* _TASK DETAILS_: Print word for word the first line of the listing below and every line after it, through the line with "import seaborn as sns". Leave out the pictures and the rest.

++++++++++++++++++++

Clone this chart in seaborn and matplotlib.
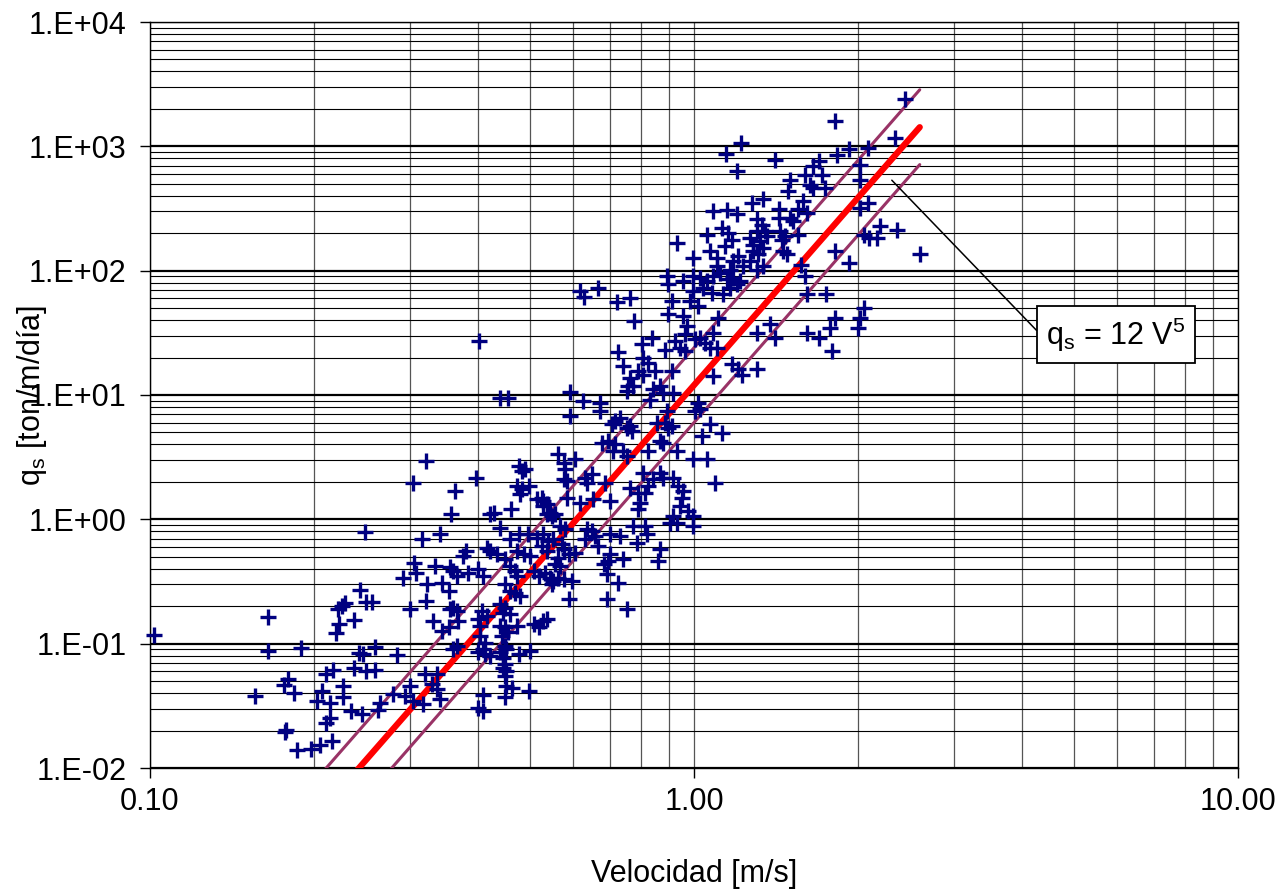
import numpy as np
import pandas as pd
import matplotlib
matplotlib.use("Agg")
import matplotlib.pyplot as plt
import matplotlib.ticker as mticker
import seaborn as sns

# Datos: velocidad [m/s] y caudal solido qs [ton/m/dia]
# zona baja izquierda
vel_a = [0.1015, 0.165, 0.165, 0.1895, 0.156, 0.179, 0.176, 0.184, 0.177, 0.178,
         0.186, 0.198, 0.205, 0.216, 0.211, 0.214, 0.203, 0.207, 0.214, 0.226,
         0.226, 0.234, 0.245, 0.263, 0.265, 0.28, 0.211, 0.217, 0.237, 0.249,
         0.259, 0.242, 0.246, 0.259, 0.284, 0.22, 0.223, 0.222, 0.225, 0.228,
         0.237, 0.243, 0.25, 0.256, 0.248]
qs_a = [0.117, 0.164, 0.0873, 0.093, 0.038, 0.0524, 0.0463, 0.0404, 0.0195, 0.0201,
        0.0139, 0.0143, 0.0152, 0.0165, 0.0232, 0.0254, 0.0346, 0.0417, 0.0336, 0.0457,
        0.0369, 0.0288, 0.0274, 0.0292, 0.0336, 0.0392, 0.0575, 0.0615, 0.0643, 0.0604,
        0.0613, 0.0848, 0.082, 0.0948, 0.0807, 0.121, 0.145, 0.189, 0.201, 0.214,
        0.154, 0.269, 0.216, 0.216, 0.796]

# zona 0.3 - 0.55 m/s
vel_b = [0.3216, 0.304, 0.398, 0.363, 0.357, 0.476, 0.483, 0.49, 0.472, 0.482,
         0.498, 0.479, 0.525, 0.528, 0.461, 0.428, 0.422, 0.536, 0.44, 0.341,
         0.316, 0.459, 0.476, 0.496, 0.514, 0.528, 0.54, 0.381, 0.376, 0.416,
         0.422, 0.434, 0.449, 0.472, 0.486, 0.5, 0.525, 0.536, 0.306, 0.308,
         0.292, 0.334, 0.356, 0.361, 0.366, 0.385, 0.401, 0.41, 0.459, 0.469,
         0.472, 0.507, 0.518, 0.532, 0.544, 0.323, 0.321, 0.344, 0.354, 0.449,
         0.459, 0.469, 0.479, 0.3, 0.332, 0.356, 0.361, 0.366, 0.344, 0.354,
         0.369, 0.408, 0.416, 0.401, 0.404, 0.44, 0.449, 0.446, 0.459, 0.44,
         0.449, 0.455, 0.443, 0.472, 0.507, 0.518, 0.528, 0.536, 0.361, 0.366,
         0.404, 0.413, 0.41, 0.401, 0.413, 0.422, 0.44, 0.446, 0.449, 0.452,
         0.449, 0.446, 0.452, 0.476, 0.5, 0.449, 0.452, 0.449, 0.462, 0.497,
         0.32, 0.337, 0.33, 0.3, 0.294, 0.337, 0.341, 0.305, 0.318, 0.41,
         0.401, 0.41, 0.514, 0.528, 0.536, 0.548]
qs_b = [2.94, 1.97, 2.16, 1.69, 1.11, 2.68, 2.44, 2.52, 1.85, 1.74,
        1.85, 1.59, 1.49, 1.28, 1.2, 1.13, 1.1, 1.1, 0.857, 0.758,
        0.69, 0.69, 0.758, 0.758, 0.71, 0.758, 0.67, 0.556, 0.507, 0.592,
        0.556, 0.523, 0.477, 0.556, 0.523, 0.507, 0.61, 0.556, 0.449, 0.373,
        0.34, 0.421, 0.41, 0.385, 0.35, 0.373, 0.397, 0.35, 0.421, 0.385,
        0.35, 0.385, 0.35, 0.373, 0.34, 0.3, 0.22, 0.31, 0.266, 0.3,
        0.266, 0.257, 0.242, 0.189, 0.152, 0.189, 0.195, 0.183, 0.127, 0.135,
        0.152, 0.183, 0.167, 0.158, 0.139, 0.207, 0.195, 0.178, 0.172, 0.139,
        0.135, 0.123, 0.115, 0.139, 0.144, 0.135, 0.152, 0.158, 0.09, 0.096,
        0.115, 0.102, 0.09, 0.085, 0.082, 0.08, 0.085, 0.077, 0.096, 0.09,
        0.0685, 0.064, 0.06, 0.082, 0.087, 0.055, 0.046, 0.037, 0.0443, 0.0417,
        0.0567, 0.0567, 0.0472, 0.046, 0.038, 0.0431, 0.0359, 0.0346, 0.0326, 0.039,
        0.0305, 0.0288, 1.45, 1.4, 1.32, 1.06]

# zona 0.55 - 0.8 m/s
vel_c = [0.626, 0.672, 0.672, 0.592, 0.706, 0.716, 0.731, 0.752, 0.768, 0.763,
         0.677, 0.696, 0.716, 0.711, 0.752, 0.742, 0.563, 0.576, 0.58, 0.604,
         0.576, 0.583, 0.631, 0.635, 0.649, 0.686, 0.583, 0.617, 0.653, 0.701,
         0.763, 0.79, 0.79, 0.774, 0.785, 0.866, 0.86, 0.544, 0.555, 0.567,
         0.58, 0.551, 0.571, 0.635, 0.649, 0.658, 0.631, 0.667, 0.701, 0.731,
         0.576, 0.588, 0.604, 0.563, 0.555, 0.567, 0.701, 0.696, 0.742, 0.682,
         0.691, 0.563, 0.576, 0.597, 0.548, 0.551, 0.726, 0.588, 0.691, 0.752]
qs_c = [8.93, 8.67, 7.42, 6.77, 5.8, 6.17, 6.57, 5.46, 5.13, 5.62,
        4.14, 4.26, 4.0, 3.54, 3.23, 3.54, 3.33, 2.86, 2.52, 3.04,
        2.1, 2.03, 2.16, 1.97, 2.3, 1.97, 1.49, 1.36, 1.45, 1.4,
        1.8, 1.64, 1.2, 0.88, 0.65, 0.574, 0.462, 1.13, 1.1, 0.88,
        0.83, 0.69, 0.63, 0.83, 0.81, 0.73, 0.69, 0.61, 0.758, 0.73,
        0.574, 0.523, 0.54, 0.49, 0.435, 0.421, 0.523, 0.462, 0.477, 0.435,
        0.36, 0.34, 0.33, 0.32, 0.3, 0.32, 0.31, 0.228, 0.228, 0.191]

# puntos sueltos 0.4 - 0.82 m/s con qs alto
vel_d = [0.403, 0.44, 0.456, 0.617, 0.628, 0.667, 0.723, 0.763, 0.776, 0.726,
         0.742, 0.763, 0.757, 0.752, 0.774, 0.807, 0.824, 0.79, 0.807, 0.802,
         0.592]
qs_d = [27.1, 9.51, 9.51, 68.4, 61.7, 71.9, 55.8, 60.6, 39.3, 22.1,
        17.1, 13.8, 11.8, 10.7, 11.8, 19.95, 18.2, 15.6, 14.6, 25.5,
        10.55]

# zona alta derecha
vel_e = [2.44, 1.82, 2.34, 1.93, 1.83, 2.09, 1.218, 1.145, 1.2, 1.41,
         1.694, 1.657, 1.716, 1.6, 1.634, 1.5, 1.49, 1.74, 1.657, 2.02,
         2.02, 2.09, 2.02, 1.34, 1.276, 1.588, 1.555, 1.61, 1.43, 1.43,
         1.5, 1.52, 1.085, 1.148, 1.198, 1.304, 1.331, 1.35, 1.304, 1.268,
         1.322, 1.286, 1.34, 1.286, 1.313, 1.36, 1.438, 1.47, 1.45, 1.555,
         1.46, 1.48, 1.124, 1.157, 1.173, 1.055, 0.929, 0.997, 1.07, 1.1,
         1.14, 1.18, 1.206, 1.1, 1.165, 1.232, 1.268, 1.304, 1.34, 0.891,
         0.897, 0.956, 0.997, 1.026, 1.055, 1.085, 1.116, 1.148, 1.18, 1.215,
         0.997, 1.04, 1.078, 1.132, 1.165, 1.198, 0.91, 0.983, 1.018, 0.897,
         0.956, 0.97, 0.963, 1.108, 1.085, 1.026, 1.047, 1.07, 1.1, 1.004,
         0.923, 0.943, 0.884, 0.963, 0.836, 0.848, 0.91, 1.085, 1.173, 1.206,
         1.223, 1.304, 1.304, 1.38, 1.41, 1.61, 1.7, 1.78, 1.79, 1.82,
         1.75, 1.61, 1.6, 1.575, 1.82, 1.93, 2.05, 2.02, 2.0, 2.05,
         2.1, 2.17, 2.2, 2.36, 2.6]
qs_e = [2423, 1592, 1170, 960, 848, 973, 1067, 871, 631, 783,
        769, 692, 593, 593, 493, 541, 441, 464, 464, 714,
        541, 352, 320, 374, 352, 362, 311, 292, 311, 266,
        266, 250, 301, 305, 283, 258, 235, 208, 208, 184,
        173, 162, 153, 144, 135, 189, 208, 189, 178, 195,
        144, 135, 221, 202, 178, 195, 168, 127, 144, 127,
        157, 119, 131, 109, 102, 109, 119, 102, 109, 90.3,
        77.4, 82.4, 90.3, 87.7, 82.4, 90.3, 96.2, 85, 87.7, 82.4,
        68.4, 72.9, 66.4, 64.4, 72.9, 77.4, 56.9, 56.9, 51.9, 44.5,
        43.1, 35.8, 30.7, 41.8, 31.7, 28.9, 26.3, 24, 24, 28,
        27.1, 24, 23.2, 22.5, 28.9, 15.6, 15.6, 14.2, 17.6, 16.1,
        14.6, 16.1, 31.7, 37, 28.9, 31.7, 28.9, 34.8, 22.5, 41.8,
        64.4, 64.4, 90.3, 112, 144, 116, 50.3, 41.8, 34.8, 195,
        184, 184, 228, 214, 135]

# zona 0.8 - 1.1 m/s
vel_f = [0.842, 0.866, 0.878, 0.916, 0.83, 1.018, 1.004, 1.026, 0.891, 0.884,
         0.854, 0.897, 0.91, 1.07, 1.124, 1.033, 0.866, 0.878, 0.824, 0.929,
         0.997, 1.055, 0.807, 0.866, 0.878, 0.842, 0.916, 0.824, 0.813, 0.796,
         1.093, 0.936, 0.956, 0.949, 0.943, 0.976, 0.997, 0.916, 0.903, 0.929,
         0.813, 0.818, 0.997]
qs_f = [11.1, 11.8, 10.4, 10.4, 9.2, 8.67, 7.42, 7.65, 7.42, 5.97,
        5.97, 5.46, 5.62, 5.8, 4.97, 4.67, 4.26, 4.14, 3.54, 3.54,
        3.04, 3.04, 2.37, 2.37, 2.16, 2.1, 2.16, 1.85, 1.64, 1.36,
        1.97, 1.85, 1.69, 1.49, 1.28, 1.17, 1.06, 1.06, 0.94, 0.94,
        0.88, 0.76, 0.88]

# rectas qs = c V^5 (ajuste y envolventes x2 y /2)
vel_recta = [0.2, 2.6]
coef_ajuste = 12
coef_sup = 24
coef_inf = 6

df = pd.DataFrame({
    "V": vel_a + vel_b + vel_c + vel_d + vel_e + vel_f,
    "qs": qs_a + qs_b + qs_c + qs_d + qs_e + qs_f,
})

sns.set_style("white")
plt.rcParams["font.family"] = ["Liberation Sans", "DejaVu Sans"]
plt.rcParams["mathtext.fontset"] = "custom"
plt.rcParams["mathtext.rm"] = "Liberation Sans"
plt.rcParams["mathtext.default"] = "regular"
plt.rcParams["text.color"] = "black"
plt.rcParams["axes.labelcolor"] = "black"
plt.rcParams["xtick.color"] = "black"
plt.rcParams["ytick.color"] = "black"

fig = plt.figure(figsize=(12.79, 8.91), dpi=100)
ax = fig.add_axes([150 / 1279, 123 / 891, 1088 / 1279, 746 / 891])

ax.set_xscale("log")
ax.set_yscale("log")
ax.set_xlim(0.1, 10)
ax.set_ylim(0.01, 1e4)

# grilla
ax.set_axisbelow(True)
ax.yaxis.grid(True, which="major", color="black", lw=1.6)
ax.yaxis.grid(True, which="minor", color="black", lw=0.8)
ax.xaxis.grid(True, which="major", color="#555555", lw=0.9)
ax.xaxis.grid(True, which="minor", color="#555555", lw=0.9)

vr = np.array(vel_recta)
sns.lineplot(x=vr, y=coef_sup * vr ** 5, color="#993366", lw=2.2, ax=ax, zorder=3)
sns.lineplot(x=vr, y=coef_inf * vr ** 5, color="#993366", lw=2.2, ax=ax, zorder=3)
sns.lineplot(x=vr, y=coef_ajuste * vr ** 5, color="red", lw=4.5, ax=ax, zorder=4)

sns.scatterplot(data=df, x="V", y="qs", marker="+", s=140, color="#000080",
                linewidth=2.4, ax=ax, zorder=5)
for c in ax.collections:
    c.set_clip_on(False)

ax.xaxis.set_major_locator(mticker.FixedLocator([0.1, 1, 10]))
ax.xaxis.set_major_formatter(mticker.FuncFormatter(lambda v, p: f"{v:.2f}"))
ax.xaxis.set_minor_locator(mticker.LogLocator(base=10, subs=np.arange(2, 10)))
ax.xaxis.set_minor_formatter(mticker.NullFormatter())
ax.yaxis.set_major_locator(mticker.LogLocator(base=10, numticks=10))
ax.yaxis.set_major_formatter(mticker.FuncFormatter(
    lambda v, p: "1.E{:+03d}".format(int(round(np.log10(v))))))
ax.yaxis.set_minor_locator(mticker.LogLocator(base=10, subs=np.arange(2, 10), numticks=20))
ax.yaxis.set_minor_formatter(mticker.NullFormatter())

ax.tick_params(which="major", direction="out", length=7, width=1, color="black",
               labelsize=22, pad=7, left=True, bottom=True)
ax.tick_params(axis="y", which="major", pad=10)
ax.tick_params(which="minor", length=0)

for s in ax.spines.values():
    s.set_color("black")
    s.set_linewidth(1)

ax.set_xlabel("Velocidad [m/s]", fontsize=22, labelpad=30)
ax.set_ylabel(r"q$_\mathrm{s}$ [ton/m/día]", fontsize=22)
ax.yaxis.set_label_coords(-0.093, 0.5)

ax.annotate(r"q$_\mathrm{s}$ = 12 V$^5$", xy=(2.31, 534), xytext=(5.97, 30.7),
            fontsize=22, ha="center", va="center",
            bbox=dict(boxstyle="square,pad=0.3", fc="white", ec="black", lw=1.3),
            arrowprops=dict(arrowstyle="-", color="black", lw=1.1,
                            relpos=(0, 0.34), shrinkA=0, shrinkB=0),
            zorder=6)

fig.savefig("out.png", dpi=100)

++++++++++++++++++++

* _SOLUTION TO THE PROBLEM_:
Clone this chart in seaborn and matplotlib.
import numpy as np
import pandas as pd
import matplotlib
matplotlib.use("Agg")
import matplotlib.pyplot as plt
import matplotlib.ticker as mticker
import seaborn as sns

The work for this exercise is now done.